Used Instrumentation

• TurboMatrix™ On-line 300 Thermal Desorber
• PerkinElmer Clarus® 580 Gas Chromatograph with Flame Photometric Detector
• Elite-5 Capillary Column (60 m × 0.32 mm × 3 µm)

Results and Discussion

Calibration across four concentration levels (1 – 12.5 µg/m3) yielded coefficients of determination (r2) > 0.998 for all analytes. Method detection limits ranged from 0.027 ppb (dimethyl sulfide, carbon disulfide) to 0.419 ppb (methanethiol), markedly lower than EPA Methods 15 and 16. Intra-day precision (n = 6 at 5 µg/m3) showed relative standard deviations below 3.1%. Real-time monitoring at a petrochemical site in Shanghai demonstrated selective detection of carbon disulfide over multiple days, illustrating system robustness and field readiness.

Benefits and Practical Applications

• Superior sensitivity enables trace‐level quantitation of sulfur malodorants.
• Automated on-line sampling reduces manual handling and contamination risk.
• High linearity and precision support regulatory reporting and process control.
• Real-time monitoring capability for emissions surveillance in industrial zones.

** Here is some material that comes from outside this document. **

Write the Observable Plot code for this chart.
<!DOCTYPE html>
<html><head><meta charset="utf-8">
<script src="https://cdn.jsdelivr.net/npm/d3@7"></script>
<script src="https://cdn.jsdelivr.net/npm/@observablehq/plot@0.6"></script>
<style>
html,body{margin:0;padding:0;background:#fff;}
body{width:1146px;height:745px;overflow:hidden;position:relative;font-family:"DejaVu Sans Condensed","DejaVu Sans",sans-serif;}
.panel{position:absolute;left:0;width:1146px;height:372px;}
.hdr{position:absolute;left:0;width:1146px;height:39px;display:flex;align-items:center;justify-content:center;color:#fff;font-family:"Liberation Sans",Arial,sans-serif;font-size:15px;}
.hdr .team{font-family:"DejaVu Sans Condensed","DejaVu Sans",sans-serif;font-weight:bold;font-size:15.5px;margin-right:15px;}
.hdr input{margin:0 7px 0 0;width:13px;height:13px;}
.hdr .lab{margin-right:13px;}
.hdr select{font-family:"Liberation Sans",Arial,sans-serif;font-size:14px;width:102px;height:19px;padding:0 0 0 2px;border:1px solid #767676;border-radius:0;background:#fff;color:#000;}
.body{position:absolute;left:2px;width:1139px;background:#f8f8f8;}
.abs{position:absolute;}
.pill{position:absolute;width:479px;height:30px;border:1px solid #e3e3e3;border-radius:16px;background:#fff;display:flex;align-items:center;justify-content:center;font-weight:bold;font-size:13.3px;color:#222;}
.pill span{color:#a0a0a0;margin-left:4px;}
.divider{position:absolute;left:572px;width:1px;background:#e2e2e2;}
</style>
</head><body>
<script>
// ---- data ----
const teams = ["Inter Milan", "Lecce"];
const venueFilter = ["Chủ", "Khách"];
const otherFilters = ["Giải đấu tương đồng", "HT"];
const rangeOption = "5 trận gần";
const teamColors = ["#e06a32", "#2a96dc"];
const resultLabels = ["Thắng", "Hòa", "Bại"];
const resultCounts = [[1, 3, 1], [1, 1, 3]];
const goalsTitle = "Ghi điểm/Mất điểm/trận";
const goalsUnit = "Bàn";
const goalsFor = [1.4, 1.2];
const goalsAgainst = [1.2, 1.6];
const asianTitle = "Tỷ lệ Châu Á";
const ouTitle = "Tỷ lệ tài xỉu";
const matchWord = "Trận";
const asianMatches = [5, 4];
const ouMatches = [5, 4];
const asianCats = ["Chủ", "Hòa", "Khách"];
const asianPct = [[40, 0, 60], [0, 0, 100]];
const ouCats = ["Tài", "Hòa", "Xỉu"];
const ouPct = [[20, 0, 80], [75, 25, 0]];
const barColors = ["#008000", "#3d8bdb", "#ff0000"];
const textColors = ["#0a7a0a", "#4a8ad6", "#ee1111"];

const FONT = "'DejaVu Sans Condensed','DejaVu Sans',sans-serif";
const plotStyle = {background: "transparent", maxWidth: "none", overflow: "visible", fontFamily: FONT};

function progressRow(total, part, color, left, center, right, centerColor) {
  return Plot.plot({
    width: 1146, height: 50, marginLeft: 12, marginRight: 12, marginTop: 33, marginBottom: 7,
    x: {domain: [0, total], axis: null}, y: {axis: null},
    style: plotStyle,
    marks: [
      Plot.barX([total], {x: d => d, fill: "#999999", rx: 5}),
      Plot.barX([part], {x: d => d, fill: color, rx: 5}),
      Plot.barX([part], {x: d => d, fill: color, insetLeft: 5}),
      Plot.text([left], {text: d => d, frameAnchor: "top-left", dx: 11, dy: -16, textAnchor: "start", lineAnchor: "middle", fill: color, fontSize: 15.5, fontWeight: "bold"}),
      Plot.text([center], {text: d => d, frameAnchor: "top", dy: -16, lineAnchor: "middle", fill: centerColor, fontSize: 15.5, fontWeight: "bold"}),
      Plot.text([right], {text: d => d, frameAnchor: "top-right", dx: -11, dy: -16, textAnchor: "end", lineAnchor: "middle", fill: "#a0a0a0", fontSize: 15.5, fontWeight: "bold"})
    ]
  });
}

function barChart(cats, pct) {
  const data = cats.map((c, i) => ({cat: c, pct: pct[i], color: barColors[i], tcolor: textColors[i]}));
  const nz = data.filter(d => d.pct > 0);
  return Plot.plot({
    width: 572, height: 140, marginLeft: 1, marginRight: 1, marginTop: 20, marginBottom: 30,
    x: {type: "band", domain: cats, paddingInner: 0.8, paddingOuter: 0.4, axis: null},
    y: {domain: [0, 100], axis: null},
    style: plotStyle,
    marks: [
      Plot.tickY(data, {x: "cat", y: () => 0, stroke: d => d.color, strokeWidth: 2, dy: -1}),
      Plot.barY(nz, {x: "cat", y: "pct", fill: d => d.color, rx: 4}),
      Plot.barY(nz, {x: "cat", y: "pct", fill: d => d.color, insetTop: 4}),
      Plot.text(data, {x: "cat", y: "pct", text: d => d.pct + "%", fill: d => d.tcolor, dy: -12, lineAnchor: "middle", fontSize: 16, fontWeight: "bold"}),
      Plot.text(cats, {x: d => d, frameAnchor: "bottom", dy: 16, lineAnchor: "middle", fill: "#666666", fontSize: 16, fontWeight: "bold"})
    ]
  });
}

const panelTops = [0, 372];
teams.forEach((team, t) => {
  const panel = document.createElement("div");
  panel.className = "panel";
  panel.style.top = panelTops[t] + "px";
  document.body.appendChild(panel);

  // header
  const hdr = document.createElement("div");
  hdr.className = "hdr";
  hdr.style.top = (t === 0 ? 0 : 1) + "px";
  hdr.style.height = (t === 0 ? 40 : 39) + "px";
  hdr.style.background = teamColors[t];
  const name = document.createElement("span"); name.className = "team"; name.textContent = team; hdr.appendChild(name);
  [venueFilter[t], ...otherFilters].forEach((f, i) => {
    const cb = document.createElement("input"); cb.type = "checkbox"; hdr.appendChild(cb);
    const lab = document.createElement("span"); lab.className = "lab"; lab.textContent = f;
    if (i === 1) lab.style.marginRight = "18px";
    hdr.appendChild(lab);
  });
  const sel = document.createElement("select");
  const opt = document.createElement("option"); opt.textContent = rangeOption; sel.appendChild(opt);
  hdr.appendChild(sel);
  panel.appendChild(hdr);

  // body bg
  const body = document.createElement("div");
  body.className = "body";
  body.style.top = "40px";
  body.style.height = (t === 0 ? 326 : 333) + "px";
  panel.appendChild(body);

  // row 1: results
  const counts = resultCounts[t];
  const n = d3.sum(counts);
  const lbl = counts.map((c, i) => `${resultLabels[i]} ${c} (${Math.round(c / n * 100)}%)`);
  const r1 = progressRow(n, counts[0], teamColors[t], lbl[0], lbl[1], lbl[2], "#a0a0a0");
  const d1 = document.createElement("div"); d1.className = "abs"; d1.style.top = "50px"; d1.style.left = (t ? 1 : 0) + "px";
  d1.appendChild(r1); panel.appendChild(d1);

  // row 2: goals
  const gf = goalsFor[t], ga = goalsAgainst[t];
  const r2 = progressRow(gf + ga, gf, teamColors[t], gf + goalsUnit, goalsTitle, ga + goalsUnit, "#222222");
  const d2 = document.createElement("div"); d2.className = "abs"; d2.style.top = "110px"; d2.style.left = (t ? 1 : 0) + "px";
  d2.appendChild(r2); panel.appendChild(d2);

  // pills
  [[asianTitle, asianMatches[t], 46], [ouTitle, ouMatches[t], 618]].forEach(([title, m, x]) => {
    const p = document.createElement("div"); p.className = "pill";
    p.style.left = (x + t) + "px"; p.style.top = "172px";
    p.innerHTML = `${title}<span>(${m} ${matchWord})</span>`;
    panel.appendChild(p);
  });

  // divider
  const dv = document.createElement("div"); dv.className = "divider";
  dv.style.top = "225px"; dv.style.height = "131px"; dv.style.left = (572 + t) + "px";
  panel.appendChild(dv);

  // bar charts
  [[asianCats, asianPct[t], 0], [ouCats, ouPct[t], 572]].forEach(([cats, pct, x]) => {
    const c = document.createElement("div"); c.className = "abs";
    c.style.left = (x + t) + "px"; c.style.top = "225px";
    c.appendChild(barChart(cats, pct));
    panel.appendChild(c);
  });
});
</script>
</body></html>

Future Trends and Potential Applications

Advances may include integration with mass spectrometric detectors for broader compound coverage, development of more selective sorbent materials to extend analyte range, and miniaturized TD-GC platforms for mobile environmental monitoring. Coupling with IoT-enabled sampling devices could facilitate networked air quality surveillance.

Conclusion

The described on-line TD-GC/FPD approach provides a reliable, high-performance solution for quantifying sulfur odorants in air. Its low detection limits, strong linearity, and robust field performance represent significant improvements over established EPA methods, making it well suited for environmental monitoring and industrial emissions control.

Reference

1. EN 13725:2003. Air Quality – Determination of Odor Concentration by Dynamic Olfactometry.
2. Yoshio N. Triangle Odor Bag Method for Odor Threshold Measurement. Odor Measurement Review. 2004.
3. GB14554-93. Emission Standards for Odor Pollutants. 1993.
4. USEPA Method 15. Determination of Hydrogen Sulfide, Carbonyl Sulfide, and Carbon Disulfide Emissions from Stationary Sources.
5. USEPA Method 16. Semi-Continuous Determination of Sulfur Emissions from Stationary Sources.